- Data extract -
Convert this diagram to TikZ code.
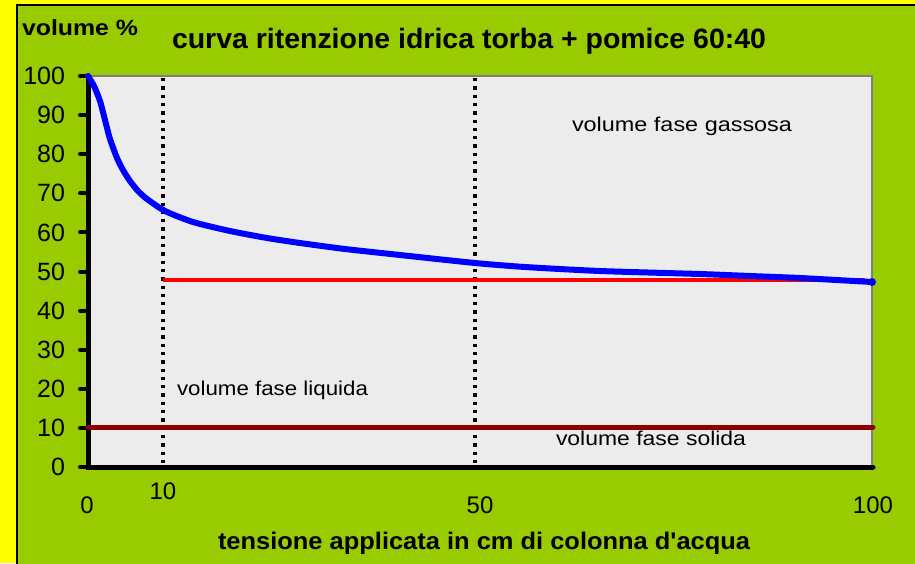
\documentclass[tikz,border=0pt]{standalone}
\usepackage{fontspec}
\usepackage{graphicx}
\setmainfont{Liberation Sans}[Ligatures=TeXOff]
\definecolor{bgyellow}{HTML}{FFFF00}
\definecolor{chartgreen}{HTML}{99CC00}
\definecolor{plotgray}{HTML}{ECECEC}
\definecolor{framegray}{HTML}{808080}
\definecolor{curveblue}{HTML}{0000FF}
\definecolor{linered}{HTML}{FF0000}
\definecolor{darkred}{HTML}{8B0000}
\newcommand{\fitw}[2]{\resizebox{#1}{\height}{#2}}
\tikzset{
  lbl/.style={inner sep=0pt, outer sep=0pt},
  ytick/.style={lbl, anchor=east, font=\fontsize{25}{27}\selectfont},
  xtick/.style={lbl, anchor=base, font=\fontsize{24}{26}\selectfont},
  phase/.style={lbl, anchor=base west, font=\fontsize{20}{22}\selectfont},
  guide/.style={line width=3.3pt, dash pattern=on 3.3pt off 5pt},
  tickmark/.style={line width=4pt, line cap=round},
}
\begin{document}
\begin{tikzpicture}[x=1pt,y=-1pt]
\useasboundingbox (0,0) rectangle (915,563);
\fill[bgyellow] (0,0) rectangle (915,563);
\fill[chartgreen] (17,5) rectangle (916,564);
\draw[black, line width=1.5pt] (916,5) -- (17,5) -- (17,564);
% plot area
\fill[plotgray] (88,76) rectangle (872,467);
\draw[framegray, line width=2pt] (88,76) -- (872,76) -- (872,467);
% axes
\coordinate (o) at (88,467);
\coordinate (ytop) at (88,76);
\coordinate (xend) at (873,467);
\draw[line width=5pt, line cap=round] (ytop) -- (o) -- (xend);
\foreach \v in {0,10,...,100}{
  \coordinate (t\v) at (88,{467-3.91*\v});
  \draw[tickmark] (80,{467-3.91*\v}) -- (t\v);
  \node[ytick] (yl\v) at (65,{467-3.91*\v}) {\v};
}
% x tick labels
\node[xtick] (xl0) at (87,513) {0};
\node[xtick] (xl10) at (163,499) {10};
\node[xtick] (xl50) at (480,513) {50};
\node[xtick] (xl100) at (873,513) {100};
% dotted guides
\coordinate (g10t) at (163,78);
\coordinate (g10b) at (163,466);
\coordinate (g50t) at (475,78);
\coordinate (g50b) at (475,466);
\draw[guide] (g10t) -- (g10b);
\draw[guide] (g50t) -- (g50b);
% solid phase line
\coordinate (sa) at (88,427);
\coordinate (sb) at (873,427);
\draw[darkred, line width=5pt, line cap=round] (sa) -- (sb);
% red line
\coordinate (ra) at (163,280);
\coordinate (rb) at (865,280);
\draw[linered, line width=4pt] (ra) -- (rb);
% retention curve
\draw[curveblue, line width=6pt, line cap=round, line join=round] plot[smooth, tension=0.4] coordinates {
 (88,76) (94,86) (100,101) (105,120) (110,139) (117,158) (123,170) (130,181)
 (138,191) (147,199) (165,211) (193,222) (230,231) (267,238) (300,243)
 (345,249) (400,255) (475,263) (525,267) (600,271) (700,274) (750,276)
 (800,278) (872,282)};
\coordinate (cend) at (872,282);
\fill[curveblue] (cend) circle (4pt);
% texts
\node[lbl, anchor=base west, font=\bfseries\fontsize{22}{24}\selectfont] (ylab) at (22,35) {\fitw{116pt}{volume \%}};
\node[lbl, anchor=base west, font=\bfseries\fontsize{28}{30}\selectfont] (title) at (172,48) {\fitw{594pt}{curva ritenzione idrica torba + pomice 60:40}};
\node[lbl, anchor=base west, font=\bfseries\fontsize{24}{26}\selectfont] (xlab) at (218,549) {\fitw{532pt}{tensione applicata in cm di colonna d'acqua}};
\node[phase] (gas) at (572,131) {\fitw{220pt}{volume fase gassosa}};
\node[phase] (liq) at (177,395) {\fitw{191pt}{volume fase liquida}};
\node[phase] (sol) at (556,445) {\fitw{190pt}{volume fase solida}};
\end{tikzpicture}
\end{document}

- Exercise objective -
Take the listing above and restate it word for word, without its pictures.

- Reply -
Convert this diagram to TikZ code.
\documentclass[tikz,border=0pt]{standalone}
\usepackage{fontspec}
\usepackage{graphicx}
\setmainfont{Liberation Sans}[Ligatures=TeXOff]
\definecolor{bgyellow}{HTML}{FFFF00}
\definecolor{chartgreen}{HTML}{99CC00}
\definecolor{plotgray}{HTML}{ECECEC}
\definecolor{framegray}{HTML}{808080}
\definecolor{curveblue}{HTML}{0000FF}
\definecolor{linered}{HTML}{FF0000}
\definecolor{darkred}{HTML}{8B0000}
\newcommand{\fitw}[2]{\resizebox{#1}{\height}{#2}}
\tikzset{
  lbl/.style={inner sep=0pt, outer sep=0pt},
  ytick/.style={lbl, anchor=east, font=\fontsize{25}{27}\selectfont},
  xtick/.style={lbl, anchor=base, font=\fontsize{24}{26}\selectfont},
  phase/.style={lbl, anchor=base west, font=\fontsize{20}{22}\selectfont},
  guide/.style={line width=3.3pt, dash pattern=on 3.3pt off 5pt},
  tickmark/.style={line width=4pt, line cap=round},
}
\begin{document}
\begin{tikzpicture}[x=1pt,y=-1pt]
\useasboundingbox (0,0) rectangle (915,563);
\fill[bgyellow] (0,0) rectangle (915,563);
\fill[chartgreen] (17,5) rectangle (916,564);
\draw[black, line width=1.5pt] (916,5) -- (17,5) -- (17,564);
% plot area
\fill[plotgray] (88,76) rectangle (872,467);
\draw[framegray, line width=2pt] (88,76) -- (872,76) -- (872,467);
% axes
\coordinate (o) at (88,467);
\coordinate (ytop) at (88,76);
\coordinate (xend) at (873,467);
\draw[line width=5pt, line cap=round] (ytop) -- (o) -- (xend);
\foreach \v in {0,10,...,100}{
  \coordinate (t\v) at (88,{467-3.91*\v});
  \draw[tickmark] (80,{467-3.91*\v}) -- (t\v);
  \node[ytick] (yl\v) at (65,{467-3.91*\v}) {\v};
}
% x tick labels
\node[xtick] (xl0) at (87,513) {0};
\node[xtick] (xl10) at (163,499) {10};
\node[xtick] (xl50) at (480,513) {50};
\node[xtick] (xl100) at (873,513) {100};
% dotted guides
\coordinate (g10t) at (163,78);
\coordinate (g10b) at (163,466);
\coordinate (g50t) at (475,78);
\coordinate (g50b) at (475,466);
\draw[guide] (g10t) -- (g10b);
\draw[guide] (g50t) -- (g50b);
% solid phase line
\coordinate (sa) at (88,427);
\coordinate (sb) at (873,427);
\draw[darkred, line width=5pt, line cap=round] (sa) -- (sb);
% red line
\coordinate (ra) at (163,280);
\coordinate (rb) at (865,280);
\draw[linered, line width=4pt] (ra) -- (rb);
% retention curve
\draw[curveblue, line width=6pt, line cap=round, line join=round] plot[smooth, tension=0.4] coordinates {
 (88,76) (94,86) (100,101) (105,120) (110,139) (117,158) (123,170) (130,181)
 (138,191) (147,199) (165,211) (193,222) (230,231) (267,238) (300,243)
 (345,249) (400,255) (475,263) (525,267) (600,271) (700,274) (750,276)
 (800,278) (872,282)};
\coordinate (cend) at (872,282);
\fill[curveblue] (cend) circle (4pt);
% texts
\node[lbl, anchor=base west, font=\bfseries\fontsize{22}{24}\selectfont] (ylab) at (22,35) {\fitw{116pt}{volume \%}};
\node[lbl, anchor=base west, font=\bfseries\fontsize{28}{30}\selectfont] (title) at (172,48) {\fitw{594pt}{curva ritenzione idrica torba + pomice 60:40}};
\node[lbl, anchor=base west, font=\bfseries\fontsize{24}{26}\selectfont] (xlab) at (218,549) {\fitw{532pt}{tensione applicata in cm di colonna d'acqua}};
\node[phase] (gas) at (572,131) {\fitw{220pt}{volume fase gassosa}};
\node[phase] (liq) at (177,395) {\fitw{191pt}{volume fase liquida}};
\node[phase] (sol) at (556,445) {\fitw{190pt}{volume fase solida}};
\end{tikzpicture}
\end{document}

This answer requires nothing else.